Leopold tells Victoria that if his wife Charlotte (The daughter of Victoria's uncle George IV) and their newborn son had not died Victoria would have lived a small life in Coburg. However if Charlotte and their son had survived Victoria probably would have never been born. It was the death of the two heirs of the throne that forced the younger sons of George III to marry so that they could produce the next heir. The oldest of the children that survived was Victoria.
Tsarevitch Alexander (later Alexander II) of Russia tells Victoria that his father has chosen a Danish princess for him to marry. While it is possible that the woman he is referring to is fictional, it is more likely an error. Alexander II became engaged to Princess Maria of Hesse and by Rhine in 1840 and married her in 1841. His son, Alexander III, married the Danish princess Dagmar in 1866.
In many of the ballroom scenes they are playing waltzes by Johann Strauss II, which were not composed until many years later. For example, in early 1840, when they are discussing possible marriage suitors, she dances with Sir John Conroy to the waltz 'Wein, Weib und Gesang' (Wine, Women and Song) which was first performed in 1869.

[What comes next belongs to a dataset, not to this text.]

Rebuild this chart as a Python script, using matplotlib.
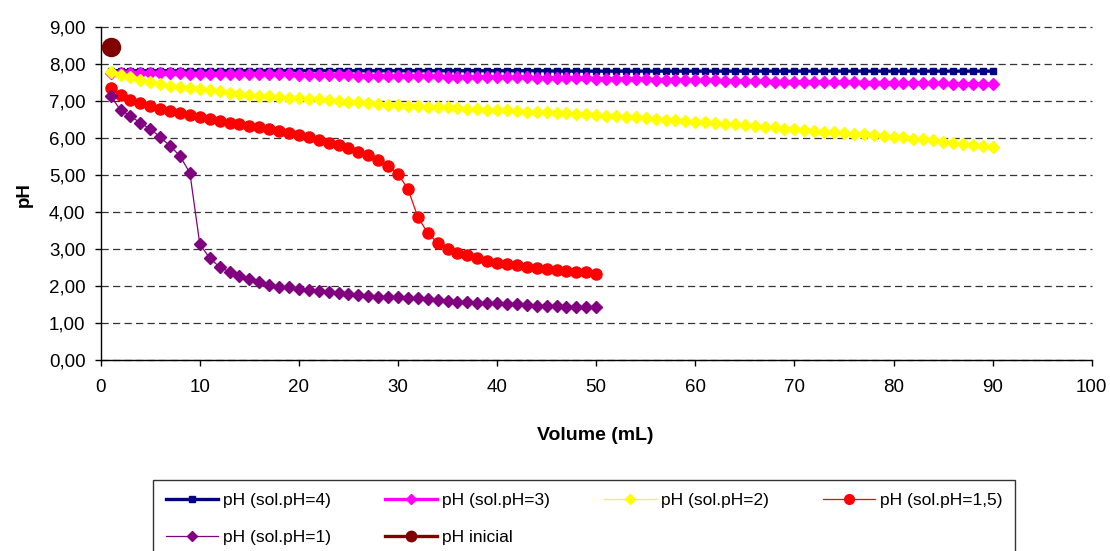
import matplotlib
matplotlib.use("Agg")
import matplotlib.pyplot as plt
from matplotlib.ticker import FuncFormatter, MultipleLocator

plt.rcParams['font.family'] = ['Liberation Sans', 'DejaVu Sans']

# ---------------- data ----------------
vol90 = list(range(1, 91))
vol50 = list(range(1, 51))

ph_sol4 = [7.81, 7.81, 7.81, 7.81, 7.81, 7.81, 7.81, 7.81, 7.81, 7.81,
           7.81, 7.81, 7.81, 7.81, 7.81, 7.81, 7.81, 7.81, 7.81, 7.81,
           7.81, 7.81, 7.81, 7.81, 7.81, 7.81, 7.81, 7.81, 7.81, 7.81,
           7.81, 7.81, 7.81, 7.81, 7.81, 7.81, 7.81, 7.81, 7.81, 7.81,
           7.81, 7.81, 7.81, 7.81, 7.81, 7.80, 7.80, 7.80, 7.80, 7.80,
           7.80, 7.80, 7.80, 7.80, 7.80, 7.80, 7.80, 7.80, 7.80, 7.80,
           7.80, 7.80, 7.80, 7.80, 7.80, 7.80, 7.80, 7.80, 7.80, 7.80,
           7.80, 7.80, 7.80, 7.80, 7.80, 7.80, 7.80, 7.80, 7.80, 7.80,
           7.80, 7.80, 7.80, 7.80, 7.80, 7.80, 7.80, 7.80, 7.80, 7.80]

ph_sol3 = [7.76, 7.76, 7.75, 7.75, 7.75, 7.74, 7.74, 7.74, 7.73, 7.73,
           7.73, 7.72, 7.72, 7.72, 7.72, 7.71, 7.71, 7.71, 7.71, 7.70,
           7.70, 7.70, 7.69, 7.69, 7.69, 7.68, 7.68, 7.68, 7.67, 7.67,
           7.67, 7.66, 7.66, 7.66, 7.65, 7.65, 7.65, 7.64, 7.64, 7.64,
           7.63, 7.63, 7.63, 7.62, 7.62, 7.62, 7.61, 7.61, 7.61, 7.60,
           7.60, 7.59, 7.59, 7.58, 7.58, 7.57, 7.57, 7.56, 7.56, 7.55,
           7.55, 7.55, 7.54, 7.54, 7.53, 7.53, 7.53, 7.52, 7.52, 7.52,
           7.51, 7.51, 7.51, 7.50, 7.50, 7.50, 7.49, 7.49, 7.49, 7.48,
           7.48, 7.48, 7.47, 7.47, 7.47, 7.46, 7.46, 7.46, 7.45, 7.45]

ph_sol2 = [7.77, 7.70, 7.63, 7.56, 7.50, 7.45, 7.41, 7.36, 7.34, 7.32,
           7.29, 7.26, 7.22, 7.19, 7.16, 7.14, 7.13, 7.11, 7.08, 7.07,
           7.05, 7.04, 7.02, 6.99, 6.98, 6.96, 6.93, 6.91, 6.89, 6.88,
           6.87, 6.86, 6.84, 6.83, 6.82, 6.80, 6.79, 6.78, 6.76, 6.75,
           6.74, 6.73, 6.71, 6.70, 6.69, 6.67, 6.66, 6.65, 6.63, 6.62,
           6.60, 6.58, 6.56, 6.55, 6.53, 6.51, 6.49, 6.47, 6.46, 6.44,
           6.42, 6.40, 6.38, 6.36, 6.34, 6.32, 6.30, 6.28, 6.25, 6.23,
           6.21, 6.19, 6.17, 6.15, 6.13, 6.11, 6.09, 6.07, 6.05, 6.03,
           6.01, 5.98, 5.96, 5.93, 5.90, 5.87, 5.84, 5.81, 5.78, 5.74]

ph_sol15 = [7.35, 7.16, 7.03, 6.94, 6.85, 6.78, 6.72, 6.66, 6.61, 6.56,
            6.51, 6.46, 6.41, 6.36, 6.32, 6.29, 6.25, 6.19, 6.14, 6.08,
            6.02, 5.95, 5.87, 5.80, 5.72, 5.63, 5.53, 5.40, 5.24, 5.02,
            4.62, 3.86, 3.43, 3.16, 3.00, 2.89, 2.83, 2.75, 2.68, 2.63,
            2.59, 2.56, 2.52, 2.49, 2.47, 2.42, 2.40, 2.38, 2.37, 2.32]

ph_sol1 = [7.13, 6.75, 6.59, 6.40, 6.24, 6.02, 5.78, 5.51, 5.05, 3.13,
           2.75, 2.51, 2.38, 2.27, 2.19, 2.11, 2.03, 1.97, 1.96, 1.92,
           1.88, 1.86, 1.84, 1.80, 1.78, 1.75, 1.74, 1.71, 1.71, 1.69,
           1.68, 1.67, 1.64, 1.62, 1.60, 1.57, 1.56, 1.55, 1.53, 1.53,
           1.51, 1.50, 1.49, 1.47, 1.47, 1.46, 1.44, 1.44, 1.44, 1.42]

vol_inicial = [1]
ph_inicial = [8.45]

labels = ['pH (sol.pH=4)', 'pH (sol.pH=3)', 'pH (sol.pH=2)',
          'pH (sol.pH=1,5)', 'pH (sol.pH=1)', 'pH inicial']

# ---------------- figure ----------------
W, H = 1110, 551
fig = plt.figure(figsize=(W / 100, H / 100), dpi=100)
ax_left, ax_right = 100.7 / W, 1091.7 / W
ax_top, ax_bot = 1 - 26.7 / H, 1 - 360 / H
ax = fig.add_axes([ax_left, ax_bot, ax_right - ax_left, ax_top - ax_bot])

h4, = ax.plot(vol90, ph_sol4, color='#000080', lw=2.4, marker='s', ms=4.8,
              label=labels[0], zorder=3)
h3, = ax.plot(vol90, ph_sol3, color='#FF00FF', lw=2.4, marker='D', ms=6.2,
              label=labels[1], zorder=4)
h2, = ax.plot(vol90, ph_sol2, color='#FFFF00', lw=0.9, marker='D', ms=6.2,
              label=labels[2], zorder=5)
h15, = ax.plot(vol50, ph_sol15, color='#FF0000', lw=0.9, marker='o', ms=8,
               label=labels[3], zorder=6)
h1, = ax.plot(vol50, ph_sol1, color='#800080', lw=0.9, marker='D', ms=6.2,
              label=labels[4], zorder=7)
hi, = ax.plot(vol_inicial, ph_inicial, color='#800000', lw=2.4, marker='o',
              ms=13, label=labels[5], zorder=8)

ax.set_xlim(0, 100)
ax.set_ylim(0, 9)
ax.xaxis.set_major_locator(MultipleLocator(10))
ax.yaxis.set_major_locator(MultipleLocator(1))
ax.yaxis.set_major_formatter(FuncFormatter(lambda v, p: f"{v:.2f}".replace('.', ',')))

for s in ['top', 'right']:
    ax.spines[s].set_visible(False)
for s in ['left', 'bottom']:
    ax.spines[s].set_linewidth(1.0)
    ax.spines[s].set_color('black')

ax.tick_params(axis='both', direction='out', length=4, width=1, colors='black',
               labelsize=13.5)
ax.tick_params(axis='y', pad=7)
ax.tick_params(axis='x', pad=10)

ax.set_axisbelow(True)
ax.yaxis.grid(True, color='#333333', lw=0.9, linestyle=(0, (5.8, 3.4)))
ax.xaxis.grid(False)
for gl in ax.yaxis.get_gridlines():
    gl.set_clip_on(False)

fig.text(24 / W, 1 - 195 / H, 'pH', rotation=90, ha='center', va='center',
         fontsize=13.5, fontweight='bold')
fig.text(595 / W, 1 - 435 / H, 'Volume (mL)', ha='center', va='center',
         fontsize=14, fontweight='bold')

order = [h4, h1, h3, hi, h2, h15]
leg = fig.legend(handles=order, labels=[h.get_label() for h in order],
                 loc='upper left', bbox_to_anchor=(153 / W, 1 - 480 / H),
                 ncol=4, fontsize=12.5, frameon=True, fancybox=False,
                 edgecolor='black', handlelength=3.0, handletextpad=0.3,
                 columnspacing=3.1, labelspacing=1.3, borderpad=0.72,
                 borderaxespad=0)
leg.get_frame().set_linewidth(1.0)
legend_ms = [4.5, 5.5, 5.5, 7.5, 5.5, 7.0]
for lh, ms in zip(leg.legend_handles, legend_ms):
    lh.set_markersize(ms)

fig.savefig('out.png', dpi=100)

Victoria's mother asks her brother Leopold for money and he tells her that Belgium is a tiny country and doesn't have much. In real life as the widower of Charlotte Princess of Wales (the daughter of King George IV) he was awarded a significant amount of money from England. He also did help his sister and niece with money over the years.
Grand Duke Alexander says he is to marry a "Danish Princess". This Grand Duke Alexander is the future Alexander II who married a German Princess from Hesse-Darmstadt. It was the future Alexander III (who was not born at the time shown) who married a Danish Princess.